Among other key highlights from the minutes:
- Most Fed officials still saw risks to the outlook as nearly balanced;
- FOMC discussed but rejected the idea of an explicit signal on the timing of lift-off;
- A number of Fed officials saw reasons 1Q weakness may persist, but most expect moderate growth to resume;
- Some Fed officials were concerned by the outlook for consumer spending;
- Fed officials saw US dollar strength exerting a drag on growth ‘for a time;’
- FOMC members highlighted the risks of volatility after lift-off.
All in all, another dovish Fed outlook. Market consensus expectations are now centered on the September 17 meeting as the most likely time for the first rate increase since the end of 2008.
Outlook Increasingly Data Dependent
The Fed has previously indicated it will need to see data sufficiently strong enough to justify a rate increase. In particular, the Fed has pointed to continued improvement in the labor market, and a ‘reasonable’ expectation that inflation will move toward its 2% goal. In light of recent weakness in US reports and ongoing global headwinds, we don’t expect economic data over the summer to be sufficient to trigger a September rate lift-off. We continue to focus on a Dec. rate move at the earliest, and preferably no action until 2016.
Either way, the outlook for the Fed and markets in general will be increasingly data dependent in the coming months. Given typically lower liquidity during the summer months, we think market volatility may increase substantially. This will likely amplify the impact of incoming data reports, better or worse, and make for potentially treacherous intra-day price movements.
Overall, we expect stocks to remain a buying opportunity on weakness unless economic data takes a material turn for the worse. Bond yields have effectively priced in a ¼% rate hike over the last month, but, there especially, constrained liquidity may see heightened volatility.
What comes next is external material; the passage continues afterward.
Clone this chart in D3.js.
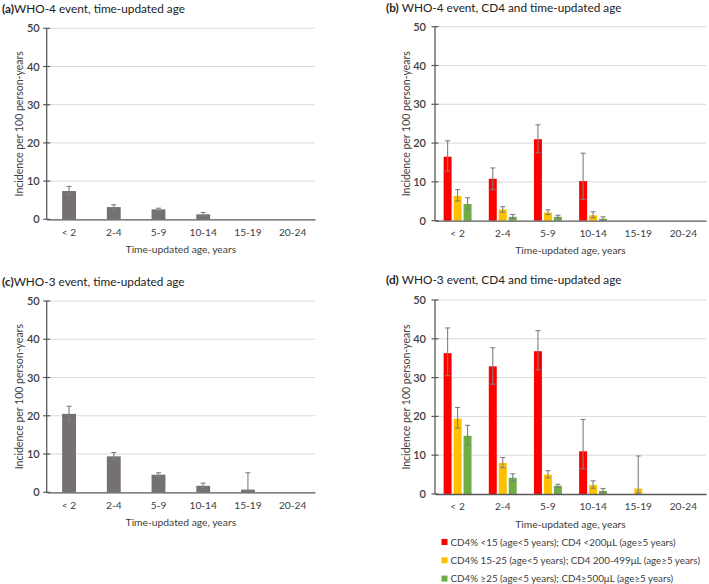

The more solid the data appears, the higher rates can go; 2.40% in US 10 year Treasury yields looks like a break-point for rates to move higher. Our expectation, however, is that data is more likely to disappoint and that yields may drop back to 1.90-2.0% area.
The US dollar should resume strengthening, again unless the data weakens sharply, as the European Central Bank accelerates its bond buying program ahead of mid-July. US dollar strength may trigger a fresh wave of commodity and oil price declines. The CRB commodity index and US crude oil (WTI) appear to have already broken lower, suggesting the rebound since mid-March has run its course.